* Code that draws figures
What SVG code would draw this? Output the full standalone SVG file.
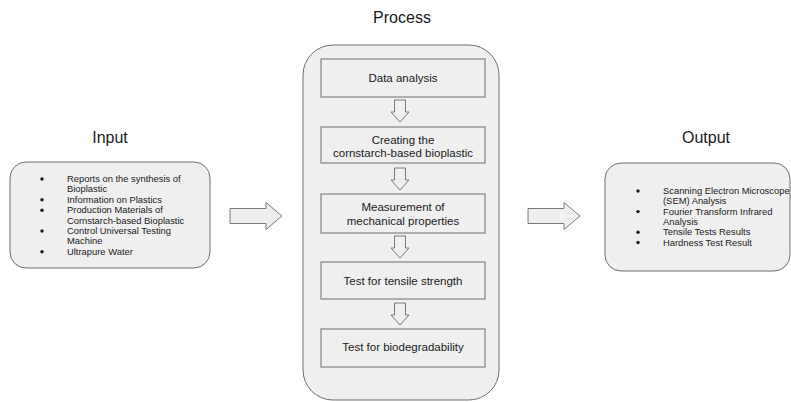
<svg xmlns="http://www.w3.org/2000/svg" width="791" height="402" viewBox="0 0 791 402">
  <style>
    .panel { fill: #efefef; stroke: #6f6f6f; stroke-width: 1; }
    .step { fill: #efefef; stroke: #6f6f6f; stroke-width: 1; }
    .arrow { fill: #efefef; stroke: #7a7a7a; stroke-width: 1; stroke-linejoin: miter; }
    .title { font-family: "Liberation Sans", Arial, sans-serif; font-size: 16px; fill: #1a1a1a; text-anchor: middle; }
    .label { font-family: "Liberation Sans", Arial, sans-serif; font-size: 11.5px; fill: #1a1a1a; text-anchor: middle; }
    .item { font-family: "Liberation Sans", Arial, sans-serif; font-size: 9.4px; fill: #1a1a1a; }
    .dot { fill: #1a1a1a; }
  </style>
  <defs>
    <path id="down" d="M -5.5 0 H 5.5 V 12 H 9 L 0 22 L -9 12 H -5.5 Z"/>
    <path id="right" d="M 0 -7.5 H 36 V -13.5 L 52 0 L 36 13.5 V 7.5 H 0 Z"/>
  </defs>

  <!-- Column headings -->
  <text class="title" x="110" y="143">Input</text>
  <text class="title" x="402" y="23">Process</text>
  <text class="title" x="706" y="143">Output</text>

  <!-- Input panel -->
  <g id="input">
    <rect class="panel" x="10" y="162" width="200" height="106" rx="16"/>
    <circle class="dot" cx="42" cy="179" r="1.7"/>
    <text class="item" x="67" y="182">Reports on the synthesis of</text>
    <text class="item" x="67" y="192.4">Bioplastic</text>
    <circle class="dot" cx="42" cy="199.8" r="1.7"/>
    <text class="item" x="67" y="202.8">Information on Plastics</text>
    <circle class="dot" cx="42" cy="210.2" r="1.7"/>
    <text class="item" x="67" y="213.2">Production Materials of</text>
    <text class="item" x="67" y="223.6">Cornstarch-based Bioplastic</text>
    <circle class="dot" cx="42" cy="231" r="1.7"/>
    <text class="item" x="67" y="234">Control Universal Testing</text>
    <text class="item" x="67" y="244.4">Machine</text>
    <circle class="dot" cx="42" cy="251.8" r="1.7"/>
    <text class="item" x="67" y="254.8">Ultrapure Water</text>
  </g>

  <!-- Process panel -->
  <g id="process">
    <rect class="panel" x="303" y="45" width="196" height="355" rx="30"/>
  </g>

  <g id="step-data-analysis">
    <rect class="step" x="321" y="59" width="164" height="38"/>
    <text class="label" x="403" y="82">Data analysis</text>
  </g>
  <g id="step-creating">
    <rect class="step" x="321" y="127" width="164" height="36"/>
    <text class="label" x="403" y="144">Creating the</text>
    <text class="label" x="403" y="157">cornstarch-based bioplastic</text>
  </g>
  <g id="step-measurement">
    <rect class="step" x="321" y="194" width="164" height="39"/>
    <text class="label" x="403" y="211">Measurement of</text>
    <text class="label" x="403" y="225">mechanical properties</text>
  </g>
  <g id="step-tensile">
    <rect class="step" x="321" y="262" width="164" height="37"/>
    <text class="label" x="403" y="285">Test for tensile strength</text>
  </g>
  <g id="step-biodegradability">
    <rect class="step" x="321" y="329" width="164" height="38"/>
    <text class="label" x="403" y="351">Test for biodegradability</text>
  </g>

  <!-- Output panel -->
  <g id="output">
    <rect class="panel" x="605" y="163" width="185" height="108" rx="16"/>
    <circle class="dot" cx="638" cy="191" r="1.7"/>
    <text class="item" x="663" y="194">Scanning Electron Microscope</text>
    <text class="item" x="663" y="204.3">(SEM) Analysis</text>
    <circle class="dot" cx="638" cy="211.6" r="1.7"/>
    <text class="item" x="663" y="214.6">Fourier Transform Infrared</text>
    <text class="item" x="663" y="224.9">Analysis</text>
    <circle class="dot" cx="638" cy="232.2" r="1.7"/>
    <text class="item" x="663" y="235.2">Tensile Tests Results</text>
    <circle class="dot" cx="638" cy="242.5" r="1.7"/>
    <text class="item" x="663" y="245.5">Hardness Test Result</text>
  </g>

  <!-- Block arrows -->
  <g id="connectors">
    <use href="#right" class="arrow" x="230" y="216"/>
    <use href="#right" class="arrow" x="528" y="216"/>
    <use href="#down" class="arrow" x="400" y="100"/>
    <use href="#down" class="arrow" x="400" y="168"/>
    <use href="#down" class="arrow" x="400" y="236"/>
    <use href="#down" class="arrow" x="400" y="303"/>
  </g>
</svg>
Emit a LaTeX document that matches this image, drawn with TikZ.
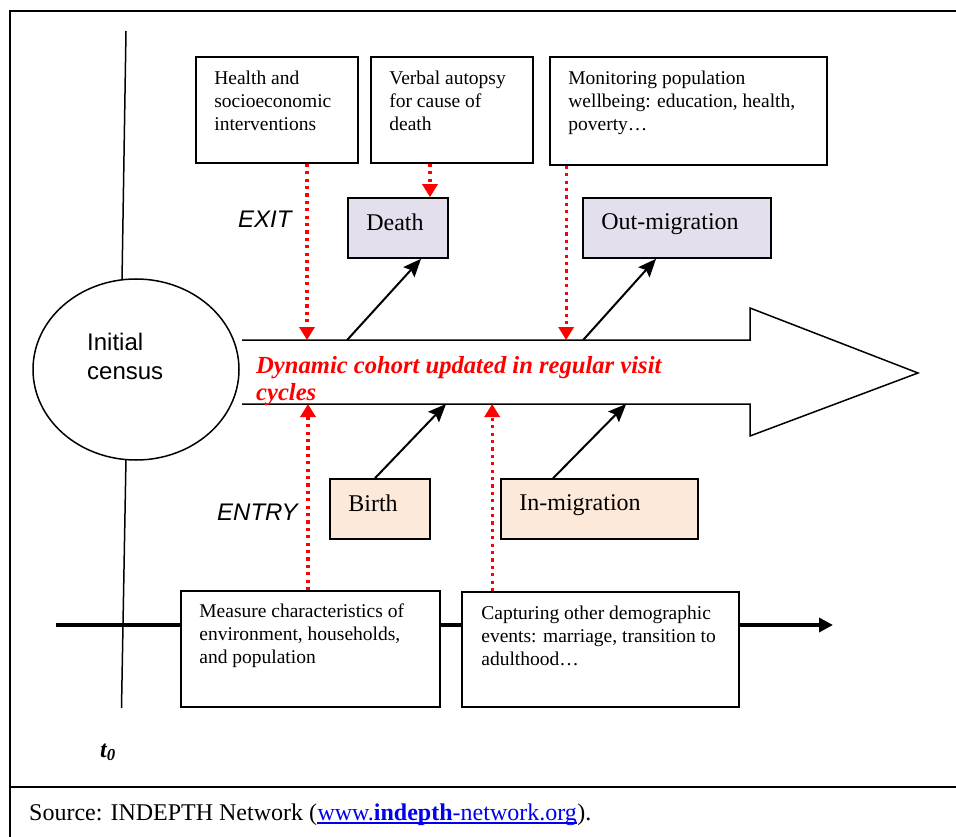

* GIVEN PROBLEM
Take the listing above and restate it word for word, without its pictures.

* RESULT FOR THIS EXERCISE
What SVG code would draw this? Output the full standalone SVG file.
<svg xmlns="http://www.w3.org/2000/svg" width="791" height="402" viewBox="0 0 791 402">
  <style>
    .panel { fill: #efefef; stroke: #6f6f6f; stroke-width: 1; }
    .step { fill: #efefef; stroke: #6f6f6f; stroke-width: 1; }
    .arrow { fill: #efefef; stroke: #7a7a7a; stroke-width: 1; stroke-linejoin: miter; }
    .title { font-family: "Liberation Sans", Arial, sans-serif; font-size: 16px; fill: #1a1a1a; text-anchor: middle; }
    .label { font-family: "Liberation Sans", Arial, sans-serif; font-size: 11.5px; fill: #1a1a1a; text-anchor: middle; }
    .item { font-family: "Liberation Sans", Arial, sans-serif; font-size: 9.4px; fill: #1a1a1a; }
    .dot { fill: #1a1a1a; }
  </style>
  <defs>
    <path id="down" d="M -5.5 0 H 5.5 V 12 H 9 L 0 22 L -9 12 H -5.5 Z"/>
    <path id="right" d="M 0 -7.5 H 36 V -13.5 L 52 0 L 36 13.5 V 7.5 H 0 Z"/>
  </defs>

  <!-- Column headings -->
  <text class="title" x="110" y="143">Input</text>
  <text class="title" x="402" y="23">Process</text>
  <text class="title" x="706" y="143">Output</text>

  <!-- Input panel -->
  <g id="input">
    <rect class="panel" x="10" y="162" width="200" height="106" rx="16"/>
    <circle class="dot" cx="42" cy="179" r="1.7"/>
    <text class="item" x="67" y="182">Reports on the synthesis of</text>
    <text class="item" x="67" y="192.4">Bioplastic</text>
    <circle class="dot" cx="42" cy="199.8" r="1.7"/>
    <text class="item" x="67" y="202.8">Information on Plastics</text>
    <circle class="dot" cx="42" cy="210.2" r="1.7"/>
    <text class="item" x="67" y="213.2">Production Materials of</text>
    <text class="item" x="67" y="223.6">Cornstarch-based Bioplastic</text>
    <circle class="dot" cx="42" cy="231" r="1.7"/>
    <text class="item" x="67" y="234">Control Universal Testing</text>
    <text class="item" x="67" y="244.4">Machine</text>
    <circle class="dot" cx="42" cy="251.8" r="1.7"/>
    <text class="item" x="67" y="254.8">Ultrapure Water</text>
  </g>

  <!-- Process panel -->
  <g id="process">
    <rect class="panel" x="303" y="45" width="196" height="355" rx="30"/>
  </g>

  <g id="step-data-analysis">
    <rect class="step" x="321" y="59" width="164" height="38"/>
    <text class="label" x="403" y="82">Data analysis</text>
  </g>
  <g id="step-creating">
    <rect class="step" x="321" y="127" width="164" height="36"/>
    <text class="label" x="403" y="144">Creating the</text>
    <text class="label" x="403" y="157">cornstarch-based bioplastic</text>
  </g>
  <g id="step-measurement">
    <rect class="step" x="321" y="194" width="164" height="39"/>
    <text class="label" x="403" y="211">Measurement of</text>
    <text class="label" x="403" y="225">mechanical properties</text>
  </g>
  <g id="step-tensile">
    <rect class="step" x="321" y="262" width="164" height="37"/>
    <text class="label" x="403" y="285">Test for tensile strength</text>
  </g>
  <g id="step-biodegradability">
    <rect class="step" x="321" y="329" width="164" height="38"/>
    <text class="label" x="403" y="351">Test for biodegradability</text>
  </g>

  <!-- Output panel -->
  <g id="output">
    <rect class="panel" x="605" y="163" width="185" height="108" rx="16"/>
    <circle class="dot" cx="638" cy="191" r="1.7"/>
    <text class="item" x="663" y="194">Scanning Electron Microscope</text>
    <text class="item" x="663" y="204.3">(SEM) Analysis</text>
    <circle class="dot" cx="638" cy="211.6" r="1.7"/>
    <text class="item" x="663" y="214.6">Fourier Transform Infrared</text>
    <text class="item" x="663" y="224.9">Analysis</text>
    <circle class="dot" cx="638" cy="232.2" r="1.7"/>
    <text class="item" x="663" y="235.2">Tensile Tests Results</text>
    <circle class="dot" cx="638" cy="242.5" r="1.7"/>
    <text class="item" x="663" y="245.5">Hardness Test Result</text>
  </g>

  <!-- Block arrows -->
  <g id="connectors">
    <use href="#right" class="arrow" x="230" y="216"/>
    <use href="#right" class="arrow" x="528" y="216"/>
    <use href="#down" class="arrow" x="400" y="100"/>
    <use href="#down" class="arrow" x="400" y="168"/>
    <use href="#down" class="arrow" x="400" y="236"/>
    <use href="#down" class="arrow" x="400" y="303"/>
  </g>
</svg>
Emit a LaTeX document that matches this image, drawn with TikZ.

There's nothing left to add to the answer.